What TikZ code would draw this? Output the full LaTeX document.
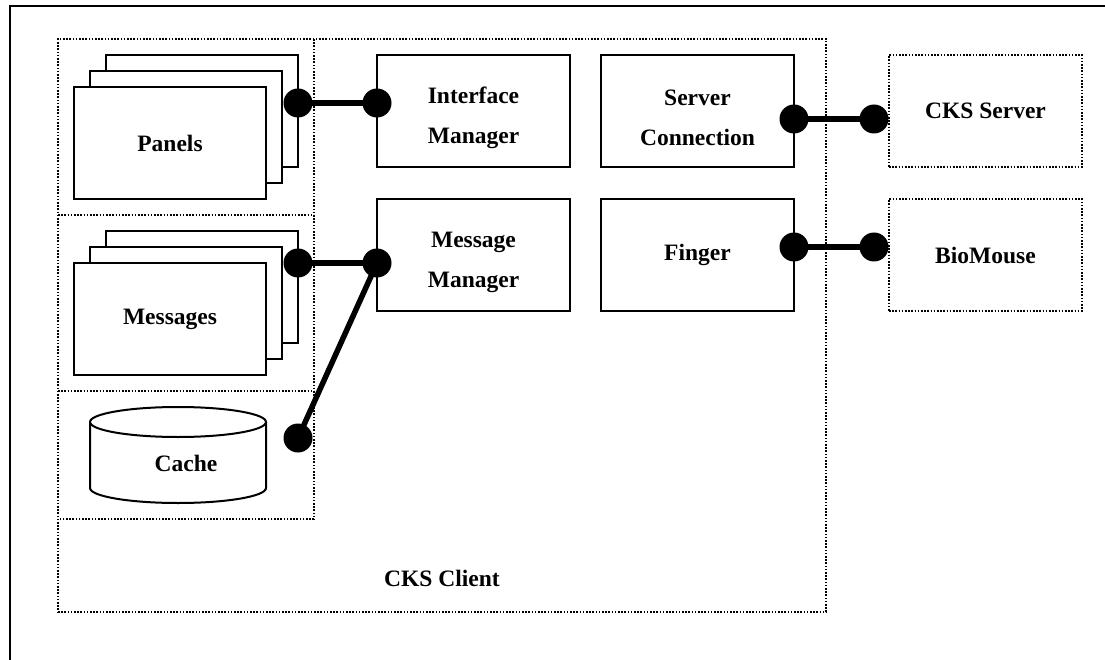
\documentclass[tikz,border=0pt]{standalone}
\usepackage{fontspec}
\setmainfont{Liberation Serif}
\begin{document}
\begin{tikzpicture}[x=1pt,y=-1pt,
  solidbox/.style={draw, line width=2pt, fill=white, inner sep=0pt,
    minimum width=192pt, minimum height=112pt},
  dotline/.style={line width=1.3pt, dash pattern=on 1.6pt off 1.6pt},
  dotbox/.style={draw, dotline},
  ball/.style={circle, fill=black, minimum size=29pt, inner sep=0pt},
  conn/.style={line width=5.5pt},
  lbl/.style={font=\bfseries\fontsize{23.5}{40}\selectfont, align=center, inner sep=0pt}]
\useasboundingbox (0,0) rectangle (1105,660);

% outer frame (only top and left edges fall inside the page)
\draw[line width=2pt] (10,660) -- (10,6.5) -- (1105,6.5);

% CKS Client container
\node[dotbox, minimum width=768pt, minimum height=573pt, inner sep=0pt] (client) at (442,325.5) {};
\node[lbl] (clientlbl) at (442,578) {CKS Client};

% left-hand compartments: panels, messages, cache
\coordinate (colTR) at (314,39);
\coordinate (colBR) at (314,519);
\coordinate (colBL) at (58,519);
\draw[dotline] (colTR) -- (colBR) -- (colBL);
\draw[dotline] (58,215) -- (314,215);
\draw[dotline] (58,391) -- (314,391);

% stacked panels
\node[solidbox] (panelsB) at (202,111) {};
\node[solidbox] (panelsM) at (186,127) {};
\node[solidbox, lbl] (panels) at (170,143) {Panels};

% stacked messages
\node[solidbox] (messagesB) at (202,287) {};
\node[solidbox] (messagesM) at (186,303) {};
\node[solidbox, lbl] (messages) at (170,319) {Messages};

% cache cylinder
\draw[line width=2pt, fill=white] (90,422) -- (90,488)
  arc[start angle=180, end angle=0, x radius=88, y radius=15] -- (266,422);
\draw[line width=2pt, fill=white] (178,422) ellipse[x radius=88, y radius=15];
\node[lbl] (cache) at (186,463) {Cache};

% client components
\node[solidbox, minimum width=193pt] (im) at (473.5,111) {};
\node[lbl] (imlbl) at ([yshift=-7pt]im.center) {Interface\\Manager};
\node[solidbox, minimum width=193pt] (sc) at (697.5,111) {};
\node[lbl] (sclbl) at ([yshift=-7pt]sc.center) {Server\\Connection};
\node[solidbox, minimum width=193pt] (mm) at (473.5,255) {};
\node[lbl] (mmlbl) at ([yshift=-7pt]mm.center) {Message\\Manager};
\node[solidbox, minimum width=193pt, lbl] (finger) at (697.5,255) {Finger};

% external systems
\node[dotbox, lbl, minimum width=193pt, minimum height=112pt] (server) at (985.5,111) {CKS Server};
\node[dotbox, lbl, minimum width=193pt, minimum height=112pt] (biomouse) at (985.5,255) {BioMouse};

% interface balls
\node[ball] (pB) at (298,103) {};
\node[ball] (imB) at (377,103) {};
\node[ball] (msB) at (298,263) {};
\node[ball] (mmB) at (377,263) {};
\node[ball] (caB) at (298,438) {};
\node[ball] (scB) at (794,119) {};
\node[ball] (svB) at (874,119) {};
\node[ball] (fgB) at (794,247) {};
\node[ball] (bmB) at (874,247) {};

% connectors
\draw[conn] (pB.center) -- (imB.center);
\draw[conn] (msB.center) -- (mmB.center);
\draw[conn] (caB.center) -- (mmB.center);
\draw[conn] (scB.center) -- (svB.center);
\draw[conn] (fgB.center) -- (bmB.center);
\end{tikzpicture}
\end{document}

:::::

Exercise task: Copy out every line of the material above exactly, skipping the pictures.

Solution to this problem:
What TikZ code would draw this? Output the full LaTeX document.
\documentclass[tikz,border=0pt]{standalone}
\usepackage{fontspec}
\setmainfont{Liberation Serif}
\begin{document}
\begin{tikzpicture}[x=1pt,y=-1pt,
  solidbox/.style={draw, line width=2pt, fill=white, inner sep=0pt,
    minimum width=192pt, minimum height=112pt},
  dotline/.style={line width=1.3pt, dash pattern=on 1.6pt off 1.6pt},
  dotbox/.style={draw, dotline},
  ball/.style={circle, fill=black, minimum size=29pt, inner sep=0pt},
  conn/.style={line width=5.5pt},
  lbl/.style={font=\bfseries\fontsize{23.5}{40}\selectfont, align=center, inner sep=0pt}]
\useasboundingbox (0,0) rectangle (1105,660);

% outer frame (only top and left edges fall inside the page)
\draw[line width=2pt] (10,660) -- (10,6.5) -- (1105,6.5);

% CKS Client container
\node[dotbox, minimum width=768pt, minimum height=573pt, inner sep=0pt] (client) at (442,325.5) {};
\node[lbl] (clientlbl) at (442,578) {CKS Client};

% left-hand compartments: panels, messages, cache
\coordinate (colTR) at (314,39);
\coordinate (colBR) at (314,519);
\coordinate (colBL) at (58,519);
\draw[dotline] (colTR) -- (colBR) -- (colBL);
\draw[dotline] (58,215) -- (314,215);
\draw[dotline] (58,391) -- (314,391);

% stacked panels
\node[solidbox] (panelsB) at (202,111) {};
\node[solidbox] (panelsM) at (186,127) {};
\node[solidbox, lbl] (panels) at (170,143) {Panels};

% stacked messages
\node[solidbox] (messagesB) at (202,287) {};
\node[solidbox] (messagesM) at (186,303) {};
\node[solidbox, lbl] (messages) at (170,319) {Messages};

% cache cylinder
\draw[line width=2pt, fill=white] (90,422) -- (90,488)
  arc[start angle=180, end angle=0, x radius=88, y radius=15] -- (266,422);
\draw[line width=2pt, fill=white] (178,422) ellipse[x radius=88, y radius=15];
\node[lbl] (cache) at (186,463) {Cache};

% client components
\node[solidbox, minimum width=193pt] (im) at (473.5,111) {};
\node[lbl] (imlbl) at ([yshift=-7pt]im.center) {Interface\\Manager};
\node[solidbox, minimum width=193pt] (sc) at (697.5,111) {};
\node[lbl] (sclbl) at ([yshift=-7pt]sc.center) {Server\\Connection};
\node[solidbox, minimum width=193pt] (mm) at (473.5,255) {};
\node[lbl] (mmlbl) at ([yshift=-7pt]mm.center) {Message\\Manager};
\node[solidbox, minimum width=193pt, lbl] (finger) at (697.5,255) {Finger};

% external systems
\node[dotbox, lbl, minimum width=193pt, minimum height=112pt] (server) at (985.5,111) {CKS Server};
\node[dotbox, lbl, minimum width=193pt, minimum height=112pt] (biomouse) at (985.5,255) {BioMouse};

% interface balls
\node[ball] (pB) at (298,103) {};
\node[ball] (imB) at (377,103) {};
\node[ball] (msB) at (298,263) {};
\node[ball] (mmB) at (377,263) {};
\node[ball] (caB) at (298,438) {};
\node[ball] (scB) at (794,119) {};
\node[ball] (svB) at (874,119) {};
\node[ball] (fgB) at (794,247) {};
\node[ball] (bmB) at (874,247) {};

% connectors
\draw[conn] (pB.center) -- (imB.center);
\draw[conn] (msB.center) -- (mmB.center);
\draw[conn] (caB.center) -- (mmB.center);
\draw[conn] (scB.center) -- (svB.center);
\draw[conn] (fgB.center) -- (bmB.center);
\end{tikzpicture}
\end{document}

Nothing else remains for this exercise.